[Entries with chart source code]
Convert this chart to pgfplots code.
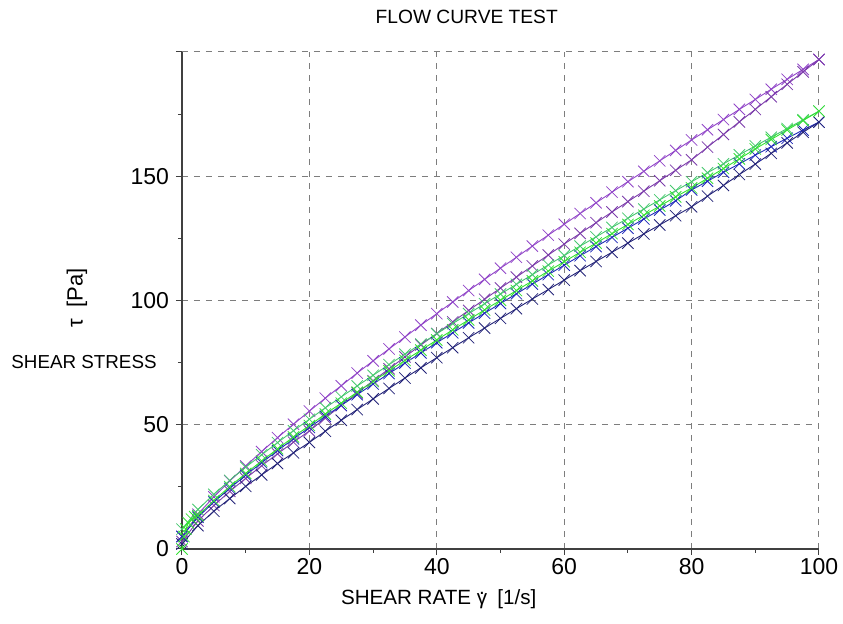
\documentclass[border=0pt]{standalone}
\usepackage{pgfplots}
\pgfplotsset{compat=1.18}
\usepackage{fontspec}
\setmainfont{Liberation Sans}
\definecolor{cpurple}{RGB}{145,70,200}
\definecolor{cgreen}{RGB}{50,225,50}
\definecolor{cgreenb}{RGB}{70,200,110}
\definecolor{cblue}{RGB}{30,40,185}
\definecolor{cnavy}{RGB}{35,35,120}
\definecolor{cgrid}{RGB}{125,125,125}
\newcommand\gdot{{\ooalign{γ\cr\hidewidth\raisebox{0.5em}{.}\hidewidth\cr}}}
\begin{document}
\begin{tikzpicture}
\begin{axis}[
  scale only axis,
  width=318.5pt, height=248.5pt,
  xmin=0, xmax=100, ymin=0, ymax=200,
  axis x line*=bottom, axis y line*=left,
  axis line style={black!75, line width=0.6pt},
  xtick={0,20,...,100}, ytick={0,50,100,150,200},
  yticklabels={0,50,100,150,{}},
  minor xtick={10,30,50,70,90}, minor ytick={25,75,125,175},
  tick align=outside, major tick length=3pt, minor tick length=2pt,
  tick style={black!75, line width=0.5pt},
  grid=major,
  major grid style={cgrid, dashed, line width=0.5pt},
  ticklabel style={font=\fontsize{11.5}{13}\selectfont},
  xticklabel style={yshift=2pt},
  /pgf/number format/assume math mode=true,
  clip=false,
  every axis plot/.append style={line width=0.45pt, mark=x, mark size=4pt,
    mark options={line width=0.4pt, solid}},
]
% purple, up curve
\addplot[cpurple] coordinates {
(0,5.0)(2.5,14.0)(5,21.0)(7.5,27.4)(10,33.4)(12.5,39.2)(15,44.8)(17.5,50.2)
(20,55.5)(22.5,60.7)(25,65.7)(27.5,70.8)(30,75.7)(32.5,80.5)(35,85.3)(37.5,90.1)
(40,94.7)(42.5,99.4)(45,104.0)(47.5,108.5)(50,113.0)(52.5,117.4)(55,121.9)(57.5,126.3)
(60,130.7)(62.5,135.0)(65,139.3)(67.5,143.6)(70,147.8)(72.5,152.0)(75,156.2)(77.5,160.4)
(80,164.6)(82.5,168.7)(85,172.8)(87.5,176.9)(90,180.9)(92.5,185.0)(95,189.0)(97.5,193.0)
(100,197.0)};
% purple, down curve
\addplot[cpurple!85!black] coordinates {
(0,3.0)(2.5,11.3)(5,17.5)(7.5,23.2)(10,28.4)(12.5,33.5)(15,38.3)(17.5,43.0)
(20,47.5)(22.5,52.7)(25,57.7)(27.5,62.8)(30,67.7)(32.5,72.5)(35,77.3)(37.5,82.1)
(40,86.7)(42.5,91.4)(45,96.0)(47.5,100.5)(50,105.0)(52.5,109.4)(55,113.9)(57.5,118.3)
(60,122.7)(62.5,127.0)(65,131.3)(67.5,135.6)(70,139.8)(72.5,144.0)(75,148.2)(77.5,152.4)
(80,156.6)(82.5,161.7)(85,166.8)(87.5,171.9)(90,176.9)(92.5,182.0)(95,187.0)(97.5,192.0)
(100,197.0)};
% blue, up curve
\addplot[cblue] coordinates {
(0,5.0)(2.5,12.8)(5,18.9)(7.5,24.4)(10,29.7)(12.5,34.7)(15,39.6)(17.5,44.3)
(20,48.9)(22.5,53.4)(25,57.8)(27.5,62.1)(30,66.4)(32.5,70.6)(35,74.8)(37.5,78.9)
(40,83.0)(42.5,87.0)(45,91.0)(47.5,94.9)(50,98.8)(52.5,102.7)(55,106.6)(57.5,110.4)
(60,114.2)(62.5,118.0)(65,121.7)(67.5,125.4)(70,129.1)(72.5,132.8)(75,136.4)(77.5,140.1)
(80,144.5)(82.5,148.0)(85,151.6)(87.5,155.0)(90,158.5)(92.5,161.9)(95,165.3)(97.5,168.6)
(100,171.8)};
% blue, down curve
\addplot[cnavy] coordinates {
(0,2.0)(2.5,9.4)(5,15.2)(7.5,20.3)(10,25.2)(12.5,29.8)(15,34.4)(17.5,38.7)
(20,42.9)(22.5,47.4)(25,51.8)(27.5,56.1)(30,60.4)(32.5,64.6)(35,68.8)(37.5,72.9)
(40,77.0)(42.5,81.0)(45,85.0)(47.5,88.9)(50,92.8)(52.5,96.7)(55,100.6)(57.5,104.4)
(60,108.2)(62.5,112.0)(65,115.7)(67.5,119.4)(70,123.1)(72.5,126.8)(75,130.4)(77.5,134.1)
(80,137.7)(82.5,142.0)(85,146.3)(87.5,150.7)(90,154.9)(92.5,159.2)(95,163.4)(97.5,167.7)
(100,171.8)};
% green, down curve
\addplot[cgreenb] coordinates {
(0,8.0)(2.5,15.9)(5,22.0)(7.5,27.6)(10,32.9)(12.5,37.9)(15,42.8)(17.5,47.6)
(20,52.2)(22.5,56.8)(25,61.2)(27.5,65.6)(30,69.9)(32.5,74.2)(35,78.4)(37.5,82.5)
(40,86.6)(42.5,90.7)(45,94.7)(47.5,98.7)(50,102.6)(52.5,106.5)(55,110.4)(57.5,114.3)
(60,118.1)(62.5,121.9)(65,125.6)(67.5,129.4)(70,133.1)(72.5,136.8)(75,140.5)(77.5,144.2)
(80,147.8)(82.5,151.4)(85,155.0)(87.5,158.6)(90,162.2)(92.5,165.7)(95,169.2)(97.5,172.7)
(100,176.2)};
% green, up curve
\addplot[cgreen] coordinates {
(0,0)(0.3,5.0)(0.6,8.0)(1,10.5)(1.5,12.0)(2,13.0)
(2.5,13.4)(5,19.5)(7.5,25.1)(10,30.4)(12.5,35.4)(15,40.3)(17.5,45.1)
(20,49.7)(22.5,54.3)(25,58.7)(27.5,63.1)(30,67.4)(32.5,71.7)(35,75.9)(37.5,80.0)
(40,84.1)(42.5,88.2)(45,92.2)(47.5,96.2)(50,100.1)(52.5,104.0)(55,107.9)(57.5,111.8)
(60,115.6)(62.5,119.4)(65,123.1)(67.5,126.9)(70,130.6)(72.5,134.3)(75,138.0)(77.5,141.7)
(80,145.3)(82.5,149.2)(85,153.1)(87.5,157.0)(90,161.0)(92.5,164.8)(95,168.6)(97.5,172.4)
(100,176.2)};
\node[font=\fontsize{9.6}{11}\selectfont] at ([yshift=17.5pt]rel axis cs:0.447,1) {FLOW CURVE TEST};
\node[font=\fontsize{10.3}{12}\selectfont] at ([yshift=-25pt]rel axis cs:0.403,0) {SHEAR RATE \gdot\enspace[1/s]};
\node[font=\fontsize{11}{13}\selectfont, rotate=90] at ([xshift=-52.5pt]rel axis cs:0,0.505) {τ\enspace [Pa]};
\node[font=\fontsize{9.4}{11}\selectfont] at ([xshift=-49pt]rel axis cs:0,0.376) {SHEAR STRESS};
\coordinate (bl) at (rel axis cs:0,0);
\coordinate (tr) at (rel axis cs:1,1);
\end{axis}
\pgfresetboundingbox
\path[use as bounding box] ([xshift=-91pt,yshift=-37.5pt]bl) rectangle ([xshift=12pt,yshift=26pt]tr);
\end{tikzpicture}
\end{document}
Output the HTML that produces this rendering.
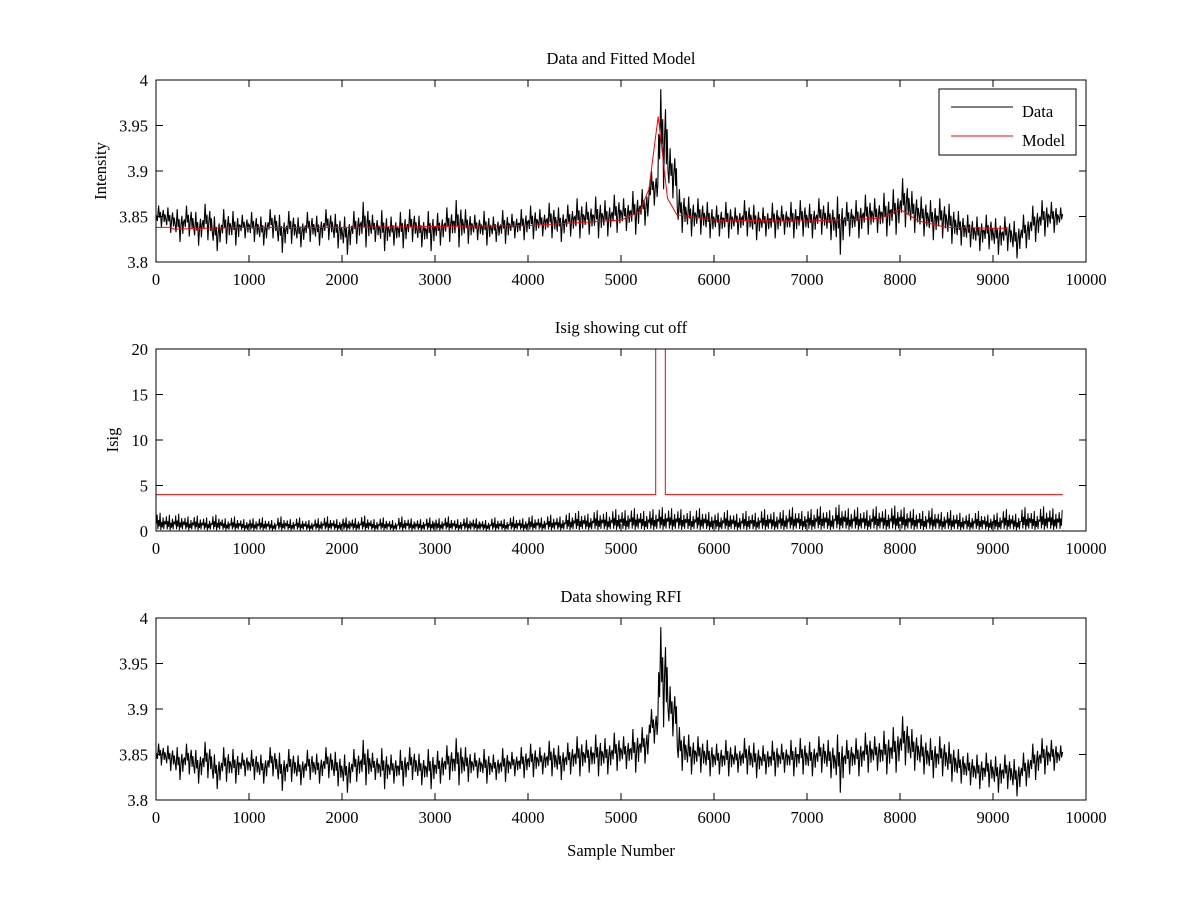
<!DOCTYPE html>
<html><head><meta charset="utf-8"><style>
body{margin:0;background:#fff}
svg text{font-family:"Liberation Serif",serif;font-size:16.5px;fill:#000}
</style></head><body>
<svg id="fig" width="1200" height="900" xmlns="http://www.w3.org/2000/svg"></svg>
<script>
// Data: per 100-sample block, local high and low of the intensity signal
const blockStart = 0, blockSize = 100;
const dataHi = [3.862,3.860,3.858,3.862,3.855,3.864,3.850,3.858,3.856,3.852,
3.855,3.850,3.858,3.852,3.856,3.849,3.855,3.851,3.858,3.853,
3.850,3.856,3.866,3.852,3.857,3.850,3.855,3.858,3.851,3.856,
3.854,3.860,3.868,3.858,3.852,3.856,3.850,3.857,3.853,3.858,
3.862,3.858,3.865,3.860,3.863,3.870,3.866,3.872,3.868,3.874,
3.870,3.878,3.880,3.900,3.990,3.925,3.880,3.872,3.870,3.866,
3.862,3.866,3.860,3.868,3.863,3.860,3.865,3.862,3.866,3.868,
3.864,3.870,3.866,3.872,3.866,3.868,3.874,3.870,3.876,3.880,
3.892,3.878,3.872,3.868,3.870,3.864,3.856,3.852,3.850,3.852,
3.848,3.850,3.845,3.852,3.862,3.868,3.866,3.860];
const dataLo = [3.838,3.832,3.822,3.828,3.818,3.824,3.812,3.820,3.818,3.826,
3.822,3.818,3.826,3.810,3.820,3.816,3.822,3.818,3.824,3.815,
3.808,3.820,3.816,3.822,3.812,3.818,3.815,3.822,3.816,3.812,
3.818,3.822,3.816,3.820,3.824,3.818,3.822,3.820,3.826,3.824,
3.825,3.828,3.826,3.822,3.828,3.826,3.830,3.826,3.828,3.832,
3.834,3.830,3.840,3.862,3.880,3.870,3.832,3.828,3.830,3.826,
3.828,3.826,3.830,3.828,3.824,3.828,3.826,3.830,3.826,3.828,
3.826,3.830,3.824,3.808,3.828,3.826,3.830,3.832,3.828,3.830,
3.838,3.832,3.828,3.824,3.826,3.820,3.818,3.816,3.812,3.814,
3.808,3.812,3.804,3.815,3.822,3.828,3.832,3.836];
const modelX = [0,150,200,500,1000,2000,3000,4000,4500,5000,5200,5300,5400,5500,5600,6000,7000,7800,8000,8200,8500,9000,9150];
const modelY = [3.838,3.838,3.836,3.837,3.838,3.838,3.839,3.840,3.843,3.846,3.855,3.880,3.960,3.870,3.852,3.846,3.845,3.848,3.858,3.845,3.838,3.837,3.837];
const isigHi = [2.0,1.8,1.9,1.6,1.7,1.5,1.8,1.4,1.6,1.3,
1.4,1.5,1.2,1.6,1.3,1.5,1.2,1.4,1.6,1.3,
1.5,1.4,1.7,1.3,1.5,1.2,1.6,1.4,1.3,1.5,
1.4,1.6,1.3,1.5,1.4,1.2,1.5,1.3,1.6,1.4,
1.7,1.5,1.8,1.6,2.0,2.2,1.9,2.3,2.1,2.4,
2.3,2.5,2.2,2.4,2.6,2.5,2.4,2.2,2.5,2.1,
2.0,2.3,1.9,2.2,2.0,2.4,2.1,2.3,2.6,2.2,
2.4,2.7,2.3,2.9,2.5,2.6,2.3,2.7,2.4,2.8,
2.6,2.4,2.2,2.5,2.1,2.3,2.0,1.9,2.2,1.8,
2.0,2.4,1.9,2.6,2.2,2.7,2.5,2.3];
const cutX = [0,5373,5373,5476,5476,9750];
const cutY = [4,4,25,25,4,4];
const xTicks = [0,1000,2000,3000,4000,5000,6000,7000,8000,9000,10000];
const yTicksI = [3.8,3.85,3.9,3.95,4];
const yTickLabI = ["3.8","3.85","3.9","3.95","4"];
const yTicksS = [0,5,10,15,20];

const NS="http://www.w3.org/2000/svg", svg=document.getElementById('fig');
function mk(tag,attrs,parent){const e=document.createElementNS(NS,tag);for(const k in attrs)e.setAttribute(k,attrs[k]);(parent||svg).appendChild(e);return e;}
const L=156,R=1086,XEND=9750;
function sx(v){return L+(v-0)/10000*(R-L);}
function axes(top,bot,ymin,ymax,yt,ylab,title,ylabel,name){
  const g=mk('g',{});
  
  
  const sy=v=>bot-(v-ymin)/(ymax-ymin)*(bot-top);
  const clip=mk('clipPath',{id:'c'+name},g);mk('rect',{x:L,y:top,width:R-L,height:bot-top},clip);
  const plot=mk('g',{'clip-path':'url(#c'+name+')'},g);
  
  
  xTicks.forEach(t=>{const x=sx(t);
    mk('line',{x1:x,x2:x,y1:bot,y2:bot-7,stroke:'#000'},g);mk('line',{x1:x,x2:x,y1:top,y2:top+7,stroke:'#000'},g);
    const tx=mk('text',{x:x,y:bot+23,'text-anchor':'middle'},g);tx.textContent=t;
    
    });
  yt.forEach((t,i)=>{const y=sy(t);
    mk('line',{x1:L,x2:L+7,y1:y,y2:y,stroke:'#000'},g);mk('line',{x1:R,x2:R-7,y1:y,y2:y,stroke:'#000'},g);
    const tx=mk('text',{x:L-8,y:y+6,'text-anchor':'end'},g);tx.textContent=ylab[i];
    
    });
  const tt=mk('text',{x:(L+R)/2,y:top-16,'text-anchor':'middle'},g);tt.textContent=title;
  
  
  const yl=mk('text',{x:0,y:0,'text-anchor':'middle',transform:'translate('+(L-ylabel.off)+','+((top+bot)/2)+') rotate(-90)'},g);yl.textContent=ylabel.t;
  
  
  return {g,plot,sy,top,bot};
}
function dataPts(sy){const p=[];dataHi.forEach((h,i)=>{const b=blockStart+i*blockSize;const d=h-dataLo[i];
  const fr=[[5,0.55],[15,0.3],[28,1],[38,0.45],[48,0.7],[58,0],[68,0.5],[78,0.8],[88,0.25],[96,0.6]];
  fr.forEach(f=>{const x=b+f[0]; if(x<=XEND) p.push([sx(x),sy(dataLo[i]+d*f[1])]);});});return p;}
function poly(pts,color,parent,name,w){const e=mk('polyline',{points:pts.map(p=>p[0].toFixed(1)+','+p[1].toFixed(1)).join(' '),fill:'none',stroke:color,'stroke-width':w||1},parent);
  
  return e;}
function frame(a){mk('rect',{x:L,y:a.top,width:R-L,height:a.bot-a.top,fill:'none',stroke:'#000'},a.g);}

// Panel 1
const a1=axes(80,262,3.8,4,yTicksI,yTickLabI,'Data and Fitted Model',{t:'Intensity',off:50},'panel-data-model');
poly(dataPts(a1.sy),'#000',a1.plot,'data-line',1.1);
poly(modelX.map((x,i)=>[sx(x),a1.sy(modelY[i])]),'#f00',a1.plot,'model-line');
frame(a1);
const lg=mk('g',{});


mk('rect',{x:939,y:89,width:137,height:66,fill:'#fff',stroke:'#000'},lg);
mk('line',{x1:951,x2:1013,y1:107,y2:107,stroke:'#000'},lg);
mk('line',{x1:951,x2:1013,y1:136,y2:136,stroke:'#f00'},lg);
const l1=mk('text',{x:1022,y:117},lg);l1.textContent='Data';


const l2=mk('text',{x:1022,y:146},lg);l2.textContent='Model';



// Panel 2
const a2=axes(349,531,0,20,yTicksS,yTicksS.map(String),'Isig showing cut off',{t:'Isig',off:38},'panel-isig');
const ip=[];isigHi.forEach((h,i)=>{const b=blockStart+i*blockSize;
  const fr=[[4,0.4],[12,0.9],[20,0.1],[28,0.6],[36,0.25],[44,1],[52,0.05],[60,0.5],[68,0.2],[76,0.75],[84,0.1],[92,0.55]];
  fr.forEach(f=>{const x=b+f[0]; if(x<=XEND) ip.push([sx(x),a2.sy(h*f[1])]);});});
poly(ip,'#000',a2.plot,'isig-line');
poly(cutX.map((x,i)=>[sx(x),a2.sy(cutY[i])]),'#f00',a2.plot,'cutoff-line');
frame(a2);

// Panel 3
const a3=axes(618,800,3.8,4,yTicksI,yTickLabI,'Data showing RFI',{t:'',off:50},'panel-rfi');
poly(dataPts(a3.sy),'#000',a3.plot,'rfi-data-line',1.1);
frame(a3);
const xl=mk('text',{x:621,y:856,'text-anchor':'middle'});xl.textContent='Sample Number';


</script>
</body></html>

▸ **Your instructions**
List every line in the records above that contains the word "this".

▸ **Answer in full**
Convert this chart to pgfplots code.
Output the HTML that produces this rendering.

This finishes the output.